==== GIVEN MATERIAL ====
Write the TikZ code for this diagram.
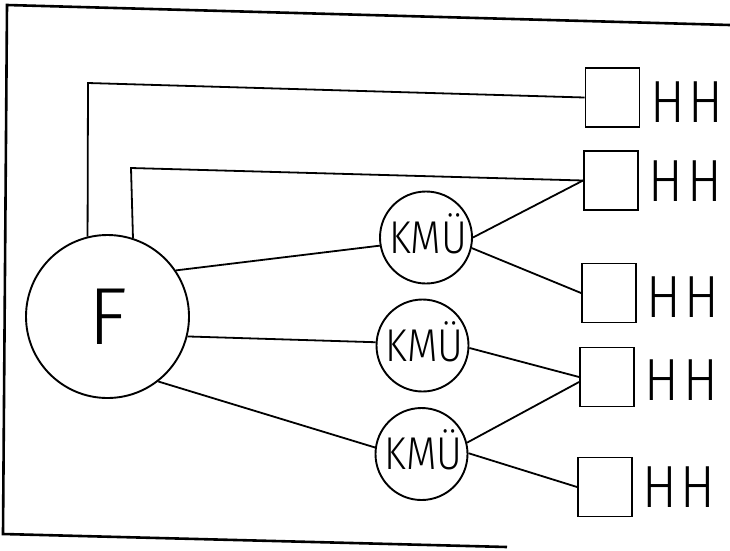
\documentclass[tikz,border=0pt]{standalone}
\usepackage{fontspec}
\usepackage{graphicx}
\IfFontExistsTF{Fira Sans Light}
  {\newfontfamily\thinfont{Fira Sans Light}}
  {\IfFontExistsTF{Open Sans Light}
    {\newfontfamily\thinfont{Open Sans Light}}
    {\newfontfamily\thinfont{Fira Sans}}}
\begin{document}
\begin{tikzpicture}[x=1pt,y=-1pt,line width=1.9pt,
  hub/.style={circle,draw,minimum size=163pt,inner sep=0pt,
    font=\thinfont\fontsize{81}{81}\selectfont,text height=55.8pt,text depth=0pt},
  kmu/.style={circle,draw,minimum size=92pt,inner sep=0pt,
    font=\thinfont\fontsize{46}{46}\selectfont,text height=31.7pt,text depth=0pt},
  box/.style={rectangle,draw,minimum width=54pt,minimum height=59pt,inner sep=0pt},
  hh/.style={inner sep=0pt,font=\thinfont\fontsize{59.5}{59.5}\selectfont,
    text height=41pt,text depth=0pt},
  wire/.style={line width=1.8pt},
  frame/.style={line width=2.6pt}]
\useasboundingbox (0,0) rectangle (730,550);
% frame
\draw[frame] (730,25) -- (7,5) -- (3,534) -- (507,547);
% nodes
\node[hub] (F) at (107.5,316.5) {F};
\node[kmu] (K1) at (426,237.5) {\hspace*{4pt}\scalebox{0.86}[1]{KMÜ}};
\node[kmu] (K2) at (422.5,345.5) {\hspace*{4pt}\scalebox{0.86}[1]{KMÜ}};
\node[kmu] (K3) at (421.5,454) {\hspace*{4pt}\scalebox{0.86}[1]{KMÜ}};
\node[box] (S1) at (612.5,97.5) {};
\node[box] (S2) at (611,180.5) {};
\node[box] (S3) at (609,293) {};
\node[box] (S4) at (607,377) {};
\node[box] (S5) at (605,487) {};
\node[hh] (H1) at (687,101.5) {\scalebox{0.87}[1]{H\kern4.5pt H}};
\node[hh] (H2) at (685.5,180.5) {\scalebox{0.87}[1]{H\kern4.5pt H}};
\node[hh] (H3) at (683,296.5) {\scalebox{0.87}[1]{H\kern4.5pt H}};
\node[hh] (H4) at (681.5,380) {\scalebox{0.87}[1]{H\kern4.5pt H}};
\node[hh] (H5) at (679,487) {\scalebox{0.87}[1]{H\kern4.5pt H}};
% corners
\coordinate (c1) at (88,83);
\coordinate (c2) at (131,168);
% connectors
\draw[wire] (F.104) -- (c1) -- (S1.west);
\draw[wire] (F.72.5) -- (c2) -- (S2.west);
\draw[wire] (F.34.7) -- (K1.190.5);
\draw[wire] (F.-14.4) -- (K2.176.9);
\draw[wire] (F.-52.4) -- (K3.172.3);
\draw[wire] (K1.0.6) -- (S2.west);
\draw[wire] (K1.-13) -- (S3.west);
\draw[wire] (K2.-3) -- (S4.west);
\draw[wire] (K3.14.8) -- ([yshift=-5pt]S4.west);
\draw[wire] (K3.1) -- (S5.west);
\end{tikzpicture}
\end{document}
====
■ PROBLEM STATEMENT
Copy every line of the data word for word, omitting the images.

■ TASK RESULT
Write the TikZ code for this diagram.
\documentclass[tikz,border=0pt]{standalone}
\usepackage{fontspec}
\usepackage{graphicx}
\IfFontExistsTF{Fira Sans Light}
  {\newfontfamily\thinfont{Fira Sans Light}}
  {\IfFontExistsTF{Open Sans Light}
    {\newfontfamily\thinfont{Open Sans Light}}
    {\newfontfamily\thinfont{Fira Sans}}}
\begin{document}
\begin{tikzpicture}[x=1pt,y=-1pt,line width=1.9pt,
  hub/.style={circle,draw,minimum size=163pt,inner sep=0pt,
    font=\thinfont\fontsize{81}{81}\selectfont,text height=55.8pt,text depth=0pt},
  kmu/.style={circle,draw,minimum size=92pt,inner sep=0pt,
    font=\thinfont\fontsize{46}{46}\selectfont,text height=31.7pt,text depth=0pt},
  box/.style={rectangle,draw,minimum width=54pt,minimum height=59pt,inner sep=0pt},
  hh/.style={inner sep=0pt,font=\thinfont\fontsize{59.5}{59.5}\selectfont,
    text height=41pt,text depth=0pt},
  wire/.style={line width=1.8pt},
  frame/.style={line width=2.6pt}]
\useasboundingbox (0,0) rectangle (730,550);
% frame
\draw[frame] (730,25) -- (7,5) -- (3,534) -- (507,547);
% nodes
\node[hub] (F) at (107.5,316.5) {F};
\node[kmu] (K1) at (426,237.5) {\hspace*{4pt}\scalebox{0.86}[1]{KMÜ}};
\node[kmu] (K2) at (422.5,345.5) {\hspace*{4pt}\scalebox{0.86}[1]{KMÜ}};
\node[kmu] (K3) at (421.5,454) {\hspace*{4pt}\scalebox{0.86}[1]{KMÜ}};
\node[box] (S1) at (612.5,97.5) {};
\node[box] (S2) at (611,180.5) {};
\node[box] (S3) at (609,293) {};
\node[box] (S4) at (607,377) {};
\node[box] (S5) at (605,487) {};
\node[hh] (H1) at (687,101.5) {\scalebox{0.87}[1]{H\kern4.5pt H}};
\node[hh] (H2) at (685.5,180.5) {\scalebox{0.87}[1]{H\kern4.5pt H}};
\node[hh] (H3) at (683,296.5) {\scalebox{0.87}[1]{H\kern4.5pt H}};
\node[hh] (H4) at (681.5,380) {\scalebox{0.87}[1]{H\kern4.5pt H}};
\node[hh] (H5) at (679,487) {\scalebox{0.87}[1]{H\kern4.5pt H}};
% corners
\coordinate (c1) at (88,83);
\coordinate (c2) at (131,168);
% connectors
\draw[wire] (F.104) -- (c1) -- (S1.west);
\draw[wire] (F.72.5) -- (c2) -- (S2.west);
\draw[wire] (F.34.7) -- (K1.190.5);
\draw[wire] (F.-14.4) -- (K2.176.9);
\draw[wire] (F.-52.4) -- (K3.172.3);
\draw[wire] (K1.0.6) -- (S2.west);
\draw[wire] (K1.-13) -- (S3.west);
\draw[wire] (K2.-3) -- (S4.west);
\draw[wire] (K3.14.8) -- ([yshift=-5pt]S4.west);
\draw[wire] (K3.1) -- (S5.west);
\end{tikzpicture}
\end{document}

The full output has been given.